= Task requirements =
Reproduce the listing below in full and without alteration, apart from its pictures.

* * * *

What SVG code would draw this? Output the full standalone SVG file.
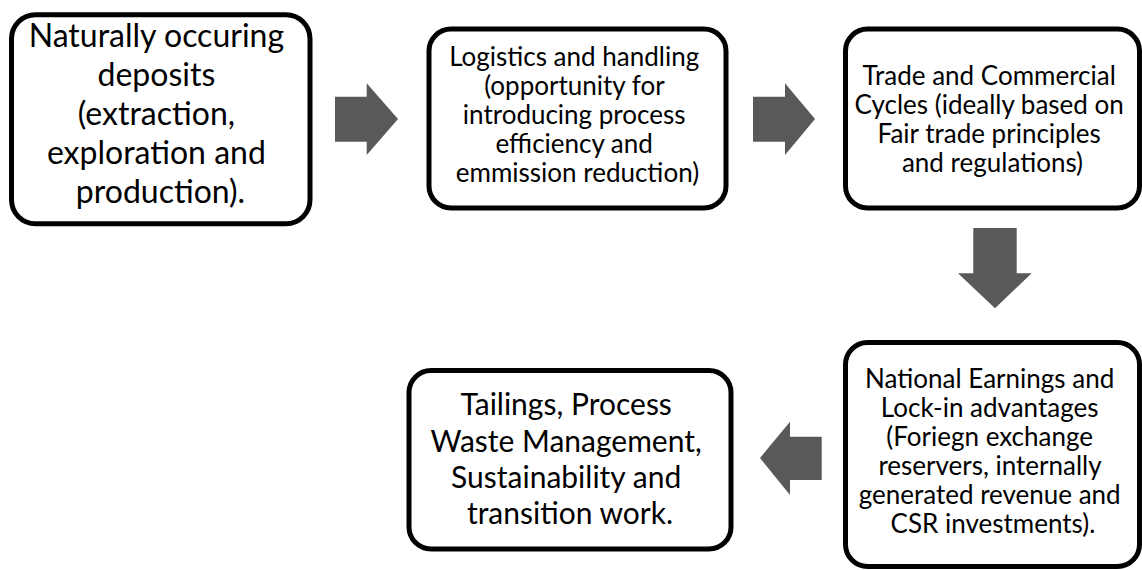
<svg xmlns="http://www.w3.org/2000/svg" width="1142" height="570" viewBox="0 0 1142 570">
  <style>
    .box { fill: #ffffff; stroke: #000000; stroke-width: 5; }
    .arrow { fill: #595959; stroke: none; }
    .lbl { font-family: Lato, "Liberation Sans", sans-serif; fill: #000000; text-anchor: middle; }
    .big { font-size: 32px; }
    .mid { font-size: 30px; }
    .small { font-size: 26px; }
  </style>
  <rect width="1142" height="570" fill="#ffffff"/>

  <g id="connectors">
    <!-- deposits to logistics -->
    <polygon class="arrow" points="335,96.7 366.7,96.7 366.7,83.3 398,119 366.7,155 366.7,141.7 335,141.7"/>
    <!-- logistics to trade -->
    <polygon class="arrow" points="753,96.7 785,96.7 785,83.3 815,119 785,155 785,141.7 753,141.7"/>
    <!-- trade down to national earnings -->
    <polygon class="arrow" points="973.3,228 1016.7,228 1016.7,273.3 1031.7,273.3 995,308.3 958,273.3 973.3,273.3"/>
    <!-- national earnings to tailings -->
    <polygon class="arrow" points="821.7,436.7 790,436.7 790,421.7 760,458 790,495 790,480 821.7,480"/>
  </g>

  <g id="node-deposits">
    <rect class="box" x="11.5" y="14.7" width="298.5" height="209" rx="24"/>
    <text class="lbl big">
      <tspan x="160.5" y="47">Naturally occuring</tspan>
      <tspan x="160.5" y="86">deposits</tspan>
      <tspan x="160.5" y="125">(extraction,</tspan>
      <tspan x="160.5" y="164">exploration and</tspan>
      <tspan x="160.5" y="203">production).</tspan>
    </text>
  </g>

  <g id="node-logistics">
    <rect class="box" x="429" y="29" width="297" height="179" rx="22"/>
    <text class="lbl small">
      <tspan x="577.5" y="66">Logistics and handling</tspan>
      <tspan x="577.5" y="95">(opportunity for</tspan>
      <tspan x="577.5" y="124">introducing process</tspan>
      <tspan x="577.5" y="153">efficiency and</tspan>
      <tspan x="577.5" y="182">emmission reduction)</tspan>
    </text>
  </g>

  <g id="node-trade">
    <rect class="box" x="845.5" y="29" width="294" height="179" rx="22"/>
    <text class="lbl small">
      <tspan x="992.5" y="85">Trade and Commercial</tspan>
      <tspan x="992.5" y="114">Cycles (ideally based on</tspan>
      <tspan x="992.5" y="143">Fair trade principles</tspan>
      <tspan x="992.5" y="172">and regulations)</tspan>
    </text>
  </g>

  <g id="node-earnings">
    <rect class="box" x="845.5" y="342.5" width="294" height="224" rx="22"/>
    <text class="lbl small">
      <tspan x="993" y="388">National Earnings and</tspan>
      <tspan x="993" y="417">Lock-in advantages</tspan>
      <tspan x="993" y="446">(Foriegn exchange</tspan>
      <tspan x="993" y="475">reservers, internally</tspan>
      <tspan x="993" y="504">generated revenue and</tspan>
      <tspan x="993" y="533">CSR investments).</tspan>
    </text>
  </g>

  <g id="node-tailings">
    <rect class="box" x="409" y="370.5" width="322" height="178.5" rx="22"/>
    <text class="lbl mid">
      <tspan x="570" y="415">Tailings, Process</tspan>
      <tspan x="570" y="451.5">Waste Management,</tspan>
      <tspan x="570" y="488">Sustainability and</tspan>
      <tspan x="570" y="523.5">transition work.</tspan>
    </text>
  </g>
</svg>
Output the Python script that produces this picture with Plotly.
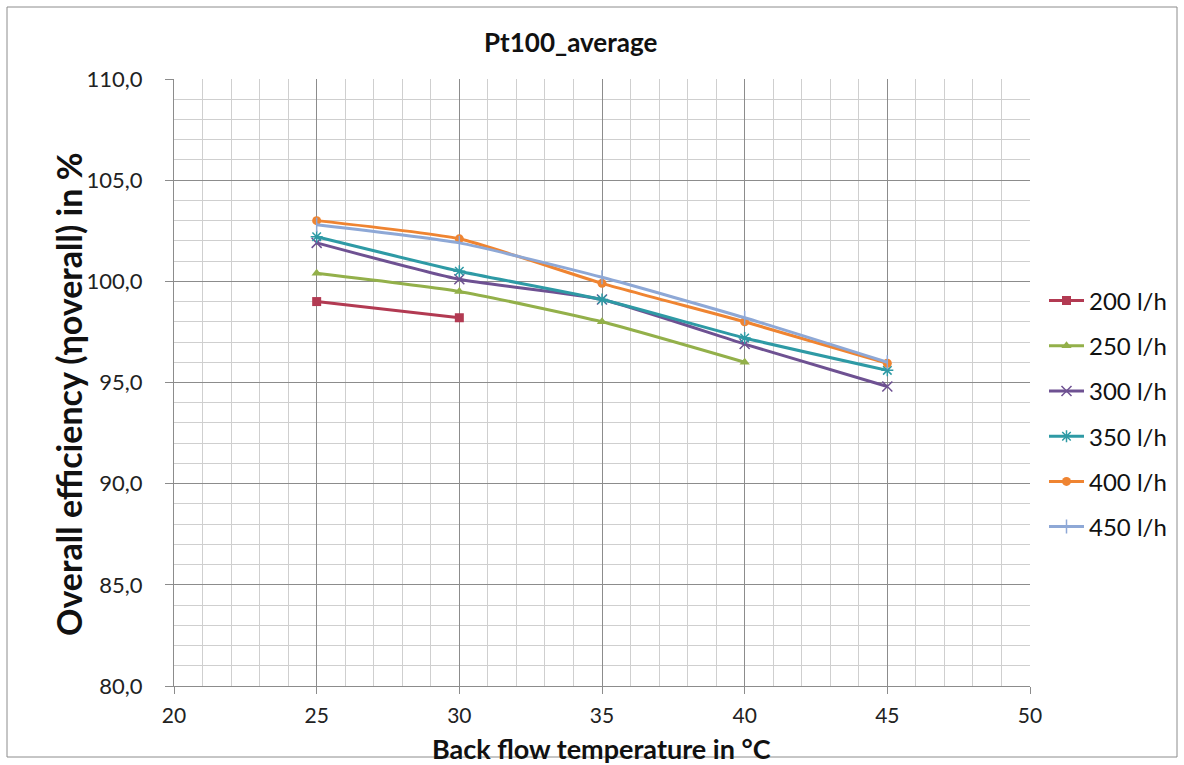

* * * *

= Reply to the task =
What SVG code would draw this? Output the full standalone SVG file.
<svg xmlns="http://www.w3.org/2000/svg" width="1142" height="570" viewBox="0 0 1142 570">
  <style>
    .box { fill: #ffffff; stroke: #000000; stroke-width: 5; }
    .arrow { fill: #595959; stroke: none; }
    .lbl { font-family: Lato, "Liberation Sans", sans-serif; fill: #000000; text-anchor: middle; }
    .big { font-size: 32px; }
    .mid { font-size: 30px; }
    .small { font-size: 26px; }
  </style>
  <rect width="1142" height="570" fill="#ffffff"/>

  <g id="connectors">
    <!-- deposits to logistics -->
    <polygon class="arrow" points="335,96.7 366.7,96.7 366.7,83.3 398,119 366.7,155 366.7,141.7 335,141.7"/>
    <!-- logistics to trade -->
    <polygon class="arrow" points="753,96.7 785,96.7 785,83.3 815,119 785,155 785,141.7 753,141.7"/>
    <!-- trade down to national earnings -->
    <polygon class="arrow" points="973.3,228 1016.7,228 1016.7,273.3 1031.7,273.3 995,308.3 958,273.3 973.3,273.3"/>
    <!-- national earnings to tailings -->
    <polygon class="arrow" points="821.7,436.7 790,436.7 790,421.7 760,458 790,495 790,480 821.7,480"/>
  </g>

  <g id="node-deposits">
    <rect class="box" x="11.5" y="14.7" width="298.5" height="209" rx="24"/>
    <text class="lbl big">
      <tspan x="160.5" y="47">Naturally occuring</tspan>
      <tspan x="160.5" y="86">deposits</tspan>
      <tspan x="160.5" y="125">(extraction,</tspan>
      <tspan x="160.5" y="164">exploration and</tspan>
      <tspan x="160.5" y="203">production).</tspan>
    </text>
  </g>

  <g id="node-logistics">
    <rect class="box" x="429" y="29" width="297" height="179" rx="22"/>
    <text class="lbl small">
      <tspan x="577.5" y="66">Logistics and handling</tspan>
      <tspan x="577.5" y="95">(opportunity for</tspan>
      <tspan x="577.5" y="124">introducing process</tspan>
      <tspan x="577.5" y="153">efficiency and</tspan>
      <tspan x="577.5" y="182">emmission reduction)</tspan>
    </text>
  </g>

  <g id="node-trade">
    <rect class="box" x="845.5" y="29" width="294" height="179" rx="22"/>
    <text class="lbl small">
      <tspan x="992.5" y="85">Trade and Commercial</tspan>
      <tspan x="992.5" y="114">Cycles (ideally based on</tspan>
      <tspan x="992.5" y="143">Fair trade principles</tspan>
      <tspan x="992.5" y="172">and regulations)</tspan>
    </text>
  </g>

  <g id="node-earnings">
    <rect class="box" x="845.5" y="342.5" width="294" height="224" rx="22"/>
    <text class="lbl small">
      <tspan x="993" y="388">National Earnings and</tspan>
      <tspan x="993" y="417">Lock-in advantages</tspan>
      <tspan x="993" y="446">(Foriegn exchange</tspan>
      <tspan x="993" y="475">reservers, internally</tspan>
      <tspan x="993" y="504">generated revenue and</tspan>
      <tspan x="993" y="533">CSR investments).</tspan>
    </text>
  </g>

  <g id="node-tailings">
    <rect class="box" x="409" y="370.5" width="322" height="178.5" rx="22"/>
    <text class="lbl mid">
      <tspan x="570" y="415">Tailings, Process</tspan>
      <tspan x="570" y="451.5">Waste Management,</tspan>
      <tspan x="570" y="488">Sustainability and</tspan>
      <tspan x="570" y="523.5">transition work.</tspan>
    </text>
  </g>
</svg>
Output the Python script that produces this picture with Plotly.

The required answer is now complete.